# START OF Available records

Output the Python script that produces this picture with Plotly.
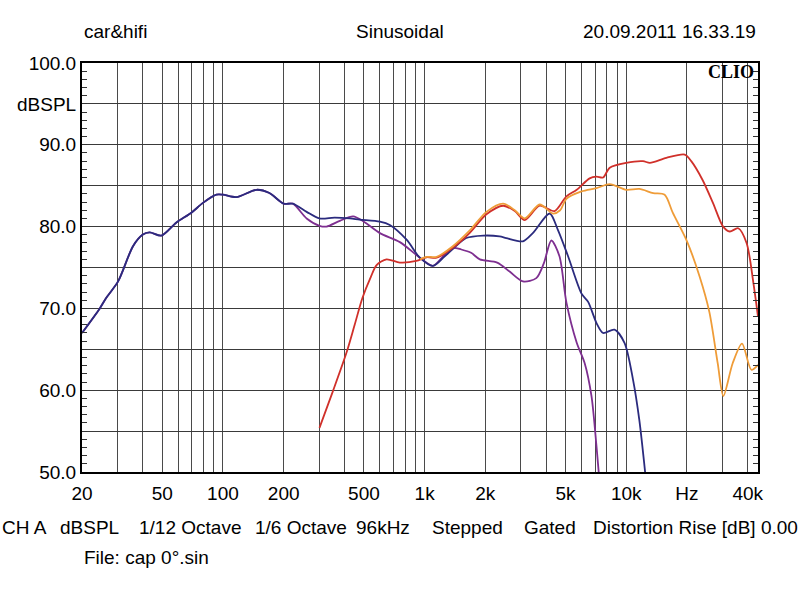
#!/usr/bin/env python3
# -*- coding: utf-8 -*-
# CLIO sinusoidal frequency response, car&hifi 20.09.2011

import plotly.graph_objects as go

# Navy curve
blue_freq = [20, 24.5, 26.4, 30.2, 35.8, 39.9, 43.3, 49.5, 58.8, 69.7, 79.6, 92.8, 100,
             116.6, 146.6, 170, 200, 222, 260, 301, 358, 426, 476, 600, 672, 814, 947,
             1100, 1250, 1400, 1608, 1956, 2354, 2540, 3075, 3440, 4170, 4580, 5140,
             6000, 6470, 7120, 7670, 8740, 9800, 10800, 11600, 12400]
blue_db = [67.0, 70.0, 71.3, 73.3, 77.6, 79.0, 79.3, 78.9, 80.5, 81.7, 82.9, 83.9, 83.9,
           83.6, 84.5, 84.1, 82.8, 82.8, 81.8, 81.0, 81.1, 81.0, 80.85, 80.6, 80.2, 78.4, 76.2,
           75.2, 76.3, 77.4, 78.6, 78.9, 78.8, 78.6, 78.2, 79.2, 81.6, 79.6, 76.4,
           71.8, 70.8, 68.2, 67.0, 67.4, 65.8, 61.3, 56.4, 50.0]

# Purple curve
purple_freq = [20, 24.5, 26.4, 30.2, 35.8, 39.9, 43.3, 49.5, 58.8, 69.7, 79.6, 92.8, 100,
               116.6, 146.6, 170, 200, 222, 260, 301, 326, 380, 442, 500, 600, 754, 947,
               1100, 1250, 1380, 1520, 1700, 1878, 2290, 2640, 3075, 3580, 3900, 4250,
               4660, 5050, 5680, 6220, 6720, 7120, 7300]
purple_db = [67.0, 70.0, 71.3, 73.3, 77.6, 79.0, 79.3, 78.9, 80.5, 81.7, 82.9, 83.9, 83.9,
             83.6, 84.5, 84.1, 82.8, 82.8, 81.0, 80.1, 80.0, 80.7, 81.25, 80.6, 79.2, 78.1, 76.2,
             75.2, 76.5, 77.4, 77.2, 76.8, 76.0, 75.6, 74.5, 73.3, 73.7, 75.5, 78.3,
             76.4, 70.7, 65.8, 63.3, 59.3, 53.1, 50.0]

# Red curve
red_freq = [301, 350, 410, 450, 492, 540, 578, 647, 754, 910, 1022, 1147, 1380, 1670, 2026,
            2452, 2800, 3137, 3720, 4410, 5050, 5680, 6580, 7120, 7670, 8280, 10000, 12100,
            13100, 15800, 19500, 21000, 23900, 26900, 30200, 32600, 35900, 39500, 42700, 45000]
red_db = [55.4, 59.8, 64.6, 68.0, 71.3, 73.8, 75.3, 76.0, 75.6, 75.8, 76.25, 76.2, 77.4, 79.2, 81.5,
          82.55, 81.9, 80.8, 82.55, 81.9, 83.7, 84.5, 85.9, 86.1, 86.0, 87.2, 87.8, 88.0,
          87.8, 88.4, 88.8, 88.0, 85.7, 82.9, 80.0, 79.4, 79.8, 78.0, 73.1, 69.0]

# Orange curve
orange_freq = [950, 1022, 1147, 1380, 1670, 2026, 2452, 2800, 3137, 3720, 4330, 4700, 5050,
               6000, 7120, 8280, 10000, 11600, 13600, 15500, 17000, 20000, 23100, 25800,
               28400, 30300, 33700, 37500, 41700, 45000]
orange_db = [76.0, 76.3, 76.3, 77.6, 79.5, 81.8, 82.8, 82.0, 81.0, 82.7, 81.6, 82.0, 83.4,
             84.3, 84.7, 85.2, 84.5, 84.6, 84.1, 83.9, 81.7, 78.2, 73.9, 69.6,
             63.3, 59.3, 63.3, 65.7, 62.5, 63.1]

# Axis ticks
x_grid = [20, 30, 40, 50, 60, 70, 80, 90, 100, 200, 300, 400, 500, 600, 700, 800, 900,
          1000, 2000, 3000, 4000, 5000, 6000, 7000, 8000, 9000, 10000, 20000, 30000, 40000]
x_labels = {20: "20", 50: "50", 100: "100", 200: "200", 500: "500", 1000: "1k",
            2000: "2k", 5000: "5k", 10000: "10k", 20000: "Hz", 40000: "40k"}
y_grid = [50, 55, 60, 65, 70, 75, 80, 85, 90, 95, 100]
y_labels = {50: "50.0", 60: "60.0", 70: "70.0", 80: "80.0", 90: "90.0", 95: "dBSPL", 100: "100.0"}

FONT = "Arial, Liberation Sans, sans-serif"
FS = 19
W, H = 800, 597
L, R, T, B = 82, 42, 63, 125


def px(x):
    return (x - L) / (W - L - R)


def py(y):
    return (H - B - y) / (H - T - B)


def main():
    fig = go.Figure()
    # purple first so the navy line sits on top where they overlap
    series = [
        (purple_freq, purple_db, "#7e2f90"),
        (blue_freq, blue_db, "#2b2b7e"),
        (red_freq, red_db, "#d0302a"),
        (orange_freq, orange_db, "#ef9c38"),
    ]
    for f, db, c in series:
        fig.add_trace(go.Scatter(x=f, y=db, mode="lines",
                                 line=dict(color=c, width=1.8, shape="spline", smoothing=0.8),
                                 showlegend=False, hoverinfo="skip"))

    fig.update_xaxes(
        type="log", range=[1.30103, 4.65321],
        tickvals=x_grid, ticktext=[x_labels.get(v, "") for v in x_grid],
        showgrid=True, gridcolor="#4a4a4a", gridwidth=1,
        showline=True, linecolor="black", linewidth=2, mirror=True,
        ticks="", ticklabelstandoff=3,
        tickfont=dict(family=FONT, size=FS, color="black"), zeroline=False,
    )
    fig.update_yaxes(
        range=[50, 100],
        tickvals=y_grid, ticktext=[y_labels.get(v, "") for v in y_grid],
        showgrid=True, gridcolor="#3a3a3a", gridwidth=1,
        showline=True, linecolor="black", linewidth=2, mirror="ticks",
        ticks="inside", ticklen=5, tickcolor="#333333",
        minor=dict(dtick=1, ticks="inside", ticklen=5, tickcolor="#333333", showgrid=False),
        tickfont=dict(family=FONT, size=FS, color="black"), zeroline=False,
    )

    notes = [
        ("car&hifi", 82, 32, "left"),
        ("Sinusoidal", 400, 32, "center"),
        ("20.09.2011 16.33.19", 758, 32, "right"),
        ("CH A", 0, 527, "left"),
        ("dBSPL", 89, 527, "center"),
        ("1/12 Octave", 190, 527, "center"),
        ("1/6 Octave", 301, 527, "center"),
        ("96kHz", 383, 527, "center"),
        ("Stepped", 467, 527, "center"),
        ("Gated", 550, 527, "center"),
        ("Distortion Rise [dB] 0.00", 800, 527, "right"),
        ("File: cap 0°.sin", 82, 557, "left"),
    ]
    for text, x, y, anchor in notes:
        fig.add_annotation(text=text, x=px(x), y=py(y), xref="paper", yref="paper",
                           xanchor=anchor, yanchor="middle", showarrow=False,
                           font=dict(family=FONT, size=FS, color="black"))
    fig.add_annotation(text="<b>CLIO</b>", x=px(756), y=py(72), xref="paper", yref="paper",
                       xanchor="right", yanchor="middle", showarrow=False,
                       font=dict(family="Liberation Serif, Times New Roman, serif", size=18, color="black"))

    fig.update_layout(
        width=W, height=H,
        margin=dict(l=L, r=R, t=T, b=B),
        paper_bgcolor="white", plot_bgcolor="white",
    )
    # drop the default 8px body margin so the figure sits at the window origin
    fig.write_html("out.html", config={"displayModeBar": False},
                   post_script="document.body.style.margin='0px';")


if __name__ == "__main__":
    main()
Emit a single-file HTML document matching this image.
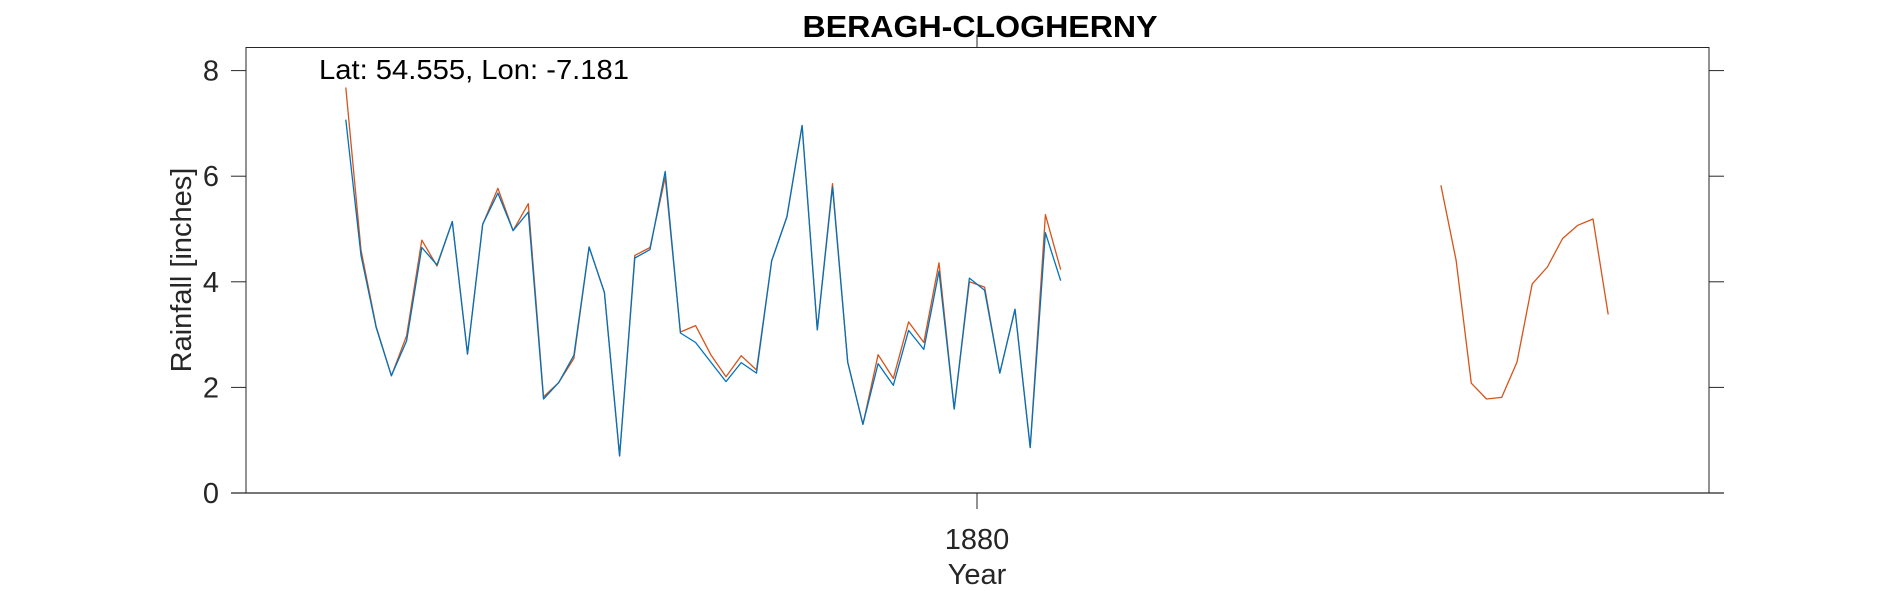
<!DOCTYPE html>
<html><head><meta charset="utf-8"><style>
html,body{margin:0;padding:0;background:#fff;}
svg{display:block;font-family:"Liberation Sans",Arial,sans-serif;}
</style></head><body>
<svg id="chart" width="1890" height="591" viewBox="0 0 1890 591">
<g id="axes"></g>
<g id="series"></g>
<text x="980" y="37" text-anchor="middle" font-weight="bold" font-size="31" textLength="355" lengthAdjust="spacingAndGlyphs" fill="#000">BERAGH-CLOGHERNY</text>
<text x="319" y="79" font-size="28" textLength="310" lengthAdjust="spacingAndGlyphs" fill="#000">Lat: 54.555, Lon: -7.181</text>
<text x="977" y="549" text-anchor="middle" font-size="29" fill="#262626">1880</text>
<text x="977" y="584" text-anchor="middle" font-size="29" fill="#262626">Year</text>
<text transform="translate(191,270) rotate(-90)" text-anchor="middle" font-size="29" fill="#262626">Rainfall [inches]</text>
</svg>
<script>
const yearsA = [1838,1839,1840,1841,1842,1843,1844,1845,1846,1847,1848,1849,1850,1851,1852,1853,1854,1855,1856,1857,1858,1859,1860,1861,1862,1863,1864,1865,1866,1867,1868,1869,1870,1871,1872,1873,1874,1875,1876,1877,1878,1879,1880,1881,1882,1883,1884,1885];
const blueVals = [7.07,4.5,3.13,2.22,2.88,4.65,4.32,5.14,2.63,5.09,5.68,4.97,5.32,1.78,2.09,2.61,4.66,3.8,0.70,4.45,4.61,6.09,3.03,2.85,2.48,2.11,2.47,2.27,4.40,5.23,6.96,3.09,5.80,2.48,1.30,2.45,2.04,3.08,2.72,4.2,1.59,4.07,3.84,2.27,3.48,0.86,4.93,4.02];
const orangeVals = [7.68,4.6,3.15,2.22,2.98,4.79,4.30,5.14,2.63,5.09,5.77,4.97,5.48,1.82,2.09,2.55,4.66,3.8,0.70,4.5,4.65,5.98,3.05,3.17,2.62,2.2,2.6,2.33,4.40,5.23,6.96,3.09,5.86,2.48,1.30,2.62,2.17,3.24,2.85,4.36,1.59,4.0,3.9,2.27,3.48,0.86,5.27,4.23];
const yearsB = [1910,1911,1912,1913,1914,1915,1916,1917,1918,1919,1920,1921];
const orangeValsB = [5.83,4.41,2.08,1.78,1.81,2.48,3.96,4.28,4.82,5.07,5.19,3.38];
const yTicks = [0,2,4,6,8];
const xTicks = [1880];

const L=246,R=1709,T=47.5,B=493;
const x = yr => 977 + (yr + 0.5 - 1880) * 15.21;
const xt = yr => 977 + (yr - 1880) * 15.21;
const y = v => 493 - v * 52.8;
const NS="http://www.w3.org/2000/svg";
const axes=document.getElementById('axes'), series=document.getElementById('series');
function mk(tag,attrs,parent){const e=document.createElementNS(NS,tag);for(const k in attrs)e.setAttribute(k,attrs[k]);parent.appendChild(e);return e;}

const box=mk('rect',{x:L,y:T,width:R-L,height:B-T,fill:'none',stroke:'#262626','stroke-width':1},axes);


const bl=mk('line',{x1:231,y1:B,x2:1724,y2:B,stroke:'#262626','stroke-width':1.3},axes);



yTicks.forEach(v=>{
  const t1=mk('line',{x1:231,y1:y(v),x2:L,y2:y(v),stroke:'#262626','stroke-width':1},axes);
  
  
  const t2=mk('line',{x1:R,y1:y(v),x2:1724,y2:y(v),stroke:'#262626','stroke-width':1},axes);
  
  
  const lb=mk('text',{x:211,y:y(v)+10,'text-anchor':'middle','font-size':29,fill:'#262626'},axes);
  lb.textContent=v;
  
  
});
xTicks.forEach(yr=>{
  const a=mk('line',{x1:xt(yr),y1:B,x2:xt(yr),y2:B+16,stroke:'#262626','stroke-width':1},axes);
  
  
  const b=mk('line',{x1:xt(yr),y1:T,x2:xt(yr),y2:T-13,stroke:'#262626','stroke-width':1},axes);
  
  
});

function line(xs,vs,color,name){
  const d=xs.map((yr,i)=>(i?'L':'M')+x(yr).toFixed(1)+' '+y(vs[i]).toFixed(1)).join(' ');
  const p=mk('path',{d:d,fill:'none',stroke:color,'stroke-width':1.3,'stroke-linejoin':'round'},series);
  
  
}
line(yearsA,orangeVals,'#D95319','orange-series-early');
line(yearsB,orangeValsB,'#D95319','orange-series-late');
line(yearsA,blueVals,'#0072BD','blue-series');
</script>
</body></html>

# END OF Available records

Requirements>
Only the lines from the start of the material through the line containing "import plotly.graph_objects as go" should be transcribed. Pictures stay out.

Problem solution>
Output the Python script that produces this picture with Plotly.
#!/usr/bin/env python3
# -*- coding: utf-8 -*-
# CLIO sinusoidal frequency response, car&hifi 20.09.2011

import plotly.graph_objects as go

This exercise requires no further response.